The original HotPy virtual machine was a VM for the Python language,
which I developed as part of my PhD. It can be found here.
It is my intention in this blog to explain how the techniques and
optimizations that I developed for the HotPy VM can be applied to
the CPython virtual machine.
I believe that, eventually, CPython can be made as fast or faster than PyPy without any changes to the Python language or the API. Of course PyPy will get faster as well, but the big improvements in PyPy have already been made (or maybe the PyPy people have something big up their sleeves).
Quite a few changes are required, but these can be done incrementally.
Each change should result in a fully working and testable VM.
The changes to be made are listed below, roughly in order of proposed implementation:
- Faster binary operators, using table lookup for common type pairings.
- Separate the VM frame stack from the hardware stack.
- Implement a "proper" (tracing rather than reference counting) garbage collector.
- Enhance builtin-function, incorporating various slot wrappers, to handle a wider range of C functions.

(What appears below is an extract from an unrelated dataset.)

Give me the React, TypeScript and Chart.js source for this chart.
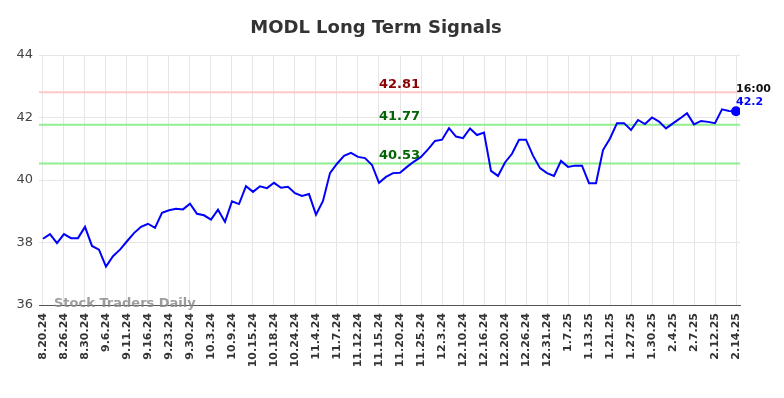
import React, { useEffect, useRef } from "react";
import { Chart, registerables } from "chart.js";

Chart.register(...registerables);

const TITLE = "MODL Long Term Signals";
const WATERMARK = "Stock Traders Daily";
const LAST_TIME = "16:00";

const tickLabels = [
  "8.20.24", "8.26.24", "8.30.24", "9.6.24", "9.11.24", "9.16.24", "9.23.24", "9.30.24",
  "10.3.24", "10.9.24", "10.15.24", "10.18.24", "10.24.24", "11.4.24", "11.7.24", "11.12.24",
  "11.15.24", "11.20.24", "11.25.24", "12.3.24", "12.10.24", "12.16.24", "12.20.24", "12.26.24",
  "12.31.24", "1.7.25", "1.13.25", "1.21.25", "1.27.25", "1.30.25", "2.4.25", "2.7.25",
  "2.12.25", "2.14.25",
];
const TICK_EVERY = 3;

const prices = [
  38.12, 38.27, 37.98, 38.27, 38.14, 38.14, 38.5, 37.89, 37.77, 37.23,
  37.56, 37.77, 38.04, 38.3, 38.5, 38.6, 38.47, 38.95, 39.03, 39.08,
  39.06, 39.24, 38.92, 38.87, 38.73, 39.05, 38.66, 39.32, 39.23, 39.8,
  39.62, 39.8, 39.74, 39.91, 39.75, 39.78, 39.58, 39.49, 39.55, 38.89,
  39.33, 40.22, 40.52, 40.77, 40.87, 40.74, 40.7, 40.48, 39.91, 40.1,
  40.22, 40.23, 40.42, 40.59, 40.74, 40.98, 41.25, 41.29, 41.66, 41.39,
  41.34, 41.65, 41.44, 41.52, 40.29, 40.13, 40.56, 40.84, 41.29, 41.29,
  40.78, 40.38, 40.22, 40.13, 40.61, 40.42, 40.46, 40.46, 39.9, 39.9,
  40.96, 41.33, 41.82, 41.82, 41.6, 41.92, 41.79, 42.0, 41.87, 41.65,
  41.81, 41.97, 42.14, 41.78, 41.89, 41.86, 41.82, 42.26, 42.21, 42.2,
];

const signalLevels = [42.81, 41.77, 40.53];
const signalLineColors = ["rgba(255,200,200,1)", "rgba(144,238,144,1)", "rgba(144,238,144,1)"];
const signalTextColors = ["#8b0000", "#006400", "#006400"];

const yTicks = [36, 38, 40, 42, 44];

const FONT = "'DejaVu Sans', sans-serif";

const overlayPlugin = {
  id: "overlay",
  beforeDatasetsDraw(chart: any) {
    const { ctx, chartArea, scales } = chart;
    const y = scales.y;
    ctx.save();
    signalLevels.forEach((lv, i) => {
      const py = y.getPixelForValue(lv);
      ctx.strokeStyle = signalLineColors[i];
      ctx.lineWidth = 2;
      ctx.beginPath();
      ctx.moveTo(chartArea.left, py);
      ctx.lineTo(chartArea.right, py);
      ctx.stroke();
    });
    ctx.restore();
  },
  afterDatasetsDraw(chart: any) {
    const { ctx, chartArea, scales } = chart;
    const x = scales.x;
    const y = scales.y;
    ctx.save();
    ctx.textBaseline = "middle";
    // signal labels
    ctx.font = `bold 13px ${FONT}`;
    ctx.textAlign = "center";
    const cx = (chartArea.left + chartArea.right) / 2 + 10;
    signalLevels.forEach((lv, i) => {
      ctx.fillStyle = signalTextColors[i];
      ctx.fillText(lv.toFixed(2), cx, y.getPixelForValue(lv) - 8);
    });
    // watermark
    ctx.font = `bold 13px ${FONT}`;
    ctx.textAlign = "left";
    ctx.fillStyle = "rgba(140,140,140,0.85)";
    ctx.fillText(WATERMARK, chartArea.left + 15, chartArea.bottom - 1);
    // last value annotation
    const last = prices.length - 1;
    const lx = x.getPixelForValue(last);
    const ly = y.getPixelForValue(prices[last]);
    ctx.font = `bold 11px ${FONT}`;
    ctx.textAlign = "left";
    ctx.fillStyle = "#111";
    ctx.fillText(LAST_TIME, lx, ly - 22);
    ctx.fillStyle = "#0000ff";
    ctx.fillText(String(prices[last]), lx, ly - 9);
    // title
    ctx.font = `bold 18px ${FONT}`;
    ctx.textAlign = "center";
    ctx.fillStyle = "#333";
    ctx.fillText(TITLE, chart.width / 2 - 16, 28);
    ctx.restore();
  },
};

export default function App() {
  const ref = useRef<HTMLCanvasElement | null>(null);
  useEffect(() => {
    document.body.style.margin = "0";
    const canvas = ref.current;
    if (!canvas) return;
    const last = prices.length - 1;
    const chart = new Chart(canvas, {
      type: "line",
      data: {
        datasets: [
          {
            data: prices.map((v, i) => ({ x: i, y: v })),
            borderColor: "#0000ff",
            backgroundColor: "#0000ff",
            borderWidth: 2,
            pointRadius: prices.map((_, i) => (i === last ? 4 : 0)),
            pointHoverRadius: 0,
            tension: 0,
            fill: false,
          },
        ],
      },
      options: {
        animation: false,
        responsive: true,
        maintainAspectRatio: false,
        layout: { padding: { top: 55, right: 44, left: 0, bottom: 0 } },
        plugins: {
          legend: { display: false },
          title: { display: false },
          tooltip: { enabled: false },
        },
        scales: {
          x: {
            type: "linear",
            min: -0.57,
            max: last + 0.57,
            afterBuildTicks: (scale: any) => {
              scale.ticks = tickLabels.map((_, i) => ({ value: i * TICK_EVERY }));
            },
            afterFit: (scale: any) => {
              scale.height = 93;
            },
            grid: { color: "#e6e6e6", lineWidth: 1, drawTicks: false },
            border: { display: true, color: "#555", width: 1 },
            ticks: {
              autoSkip: false,
              minRotation: 90,
              maxRotation: 90,
              padding: 8,
              color: "#333",
              font: { family: FONT, size: 11, weight: "bold" },
              callback: (value: any) => tickLabels[Math.round(Number(value) / TICK_EVERY)] ?? "",
            },
          },
          y: {
            type: "linear",
            min: yTicks[0],
            max: yTicks[yTicks.length - 1],
            afterBuildTicks: (scale: any) => {
              scale.ticks = yTicks.map((v) => ({ value: v }));
            },
            afterFit: (scale: any) => {
              scale.width = 39;
            },
            grid: { color: "#e6e6e6", lineWidth: 1, drawTicks: false },
            border: { display: false },
            ticks: {
              padding: 6,
              color: "#444",
              font: { family: FONT, size: 13 },
            },
          },
        },
      },
      plugins: [overlayPlugin],
    } as any);
    return () => chart.destroy();
  }, []);
  return (
    <div style={{ width: 784, height: 398, position: "relative" }}>
      <canvas ref={ref} style={{ display: "block" }} />
    </div>
  );
}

This will allow better optimization of calling C functions from Python.
- Refactor some standard types, notably type and frame to better match execution model.
- Add lower-level bytecodes. This will allow complex bytecodes to be expressed in terms of a core of simpler bytecodes.
- Centralize management of execution in a execution supervisor. Supervisor will delegate execution to the interpreter or compiled code.
- Implement tagged integers. Tagged integers are widely used in VMs for dynamic languages. Tagged integers will improve several aspects of performance.
- Add extra bytecodes for tracing; guard and exit instructions.
- Implement Tracing Interpreter. Tracing interpreter records bytecodes as they are executed, producing bytecode sequences that represent the dynamic structure of the program. Although this amke little difference to performance, it is the key to following optimizations.
- Add specialised bytecodes for int and float operations, fast member access and fast C function calls.
- Implement guard mechanism, for deoptimisation of traces.
- Modify dict to internals to allow sharing of keys and adding guards.
- Implement Specialiser. This is the heart of the optimisations. It will generate significant speedups and unlocks the following optimizations.
- Implement Escape Analysis. This works by lazily deferring the instantiation of objects, many of which are never required. This also generates notable speedups.
- Implement JIT Compilation. JIT compilation is assumed to be complex, due to the number of optimisations involved. But by this point the interesting optimisations have been done. Only stack erasure and register allocation is required. This can be done comparitively easily using LLVM, libJIT or similar.
Here is a diagram showing the dependencies.
In upcoming posts I will explain the rationale for each of these of changes and describe in detail a possible implementation.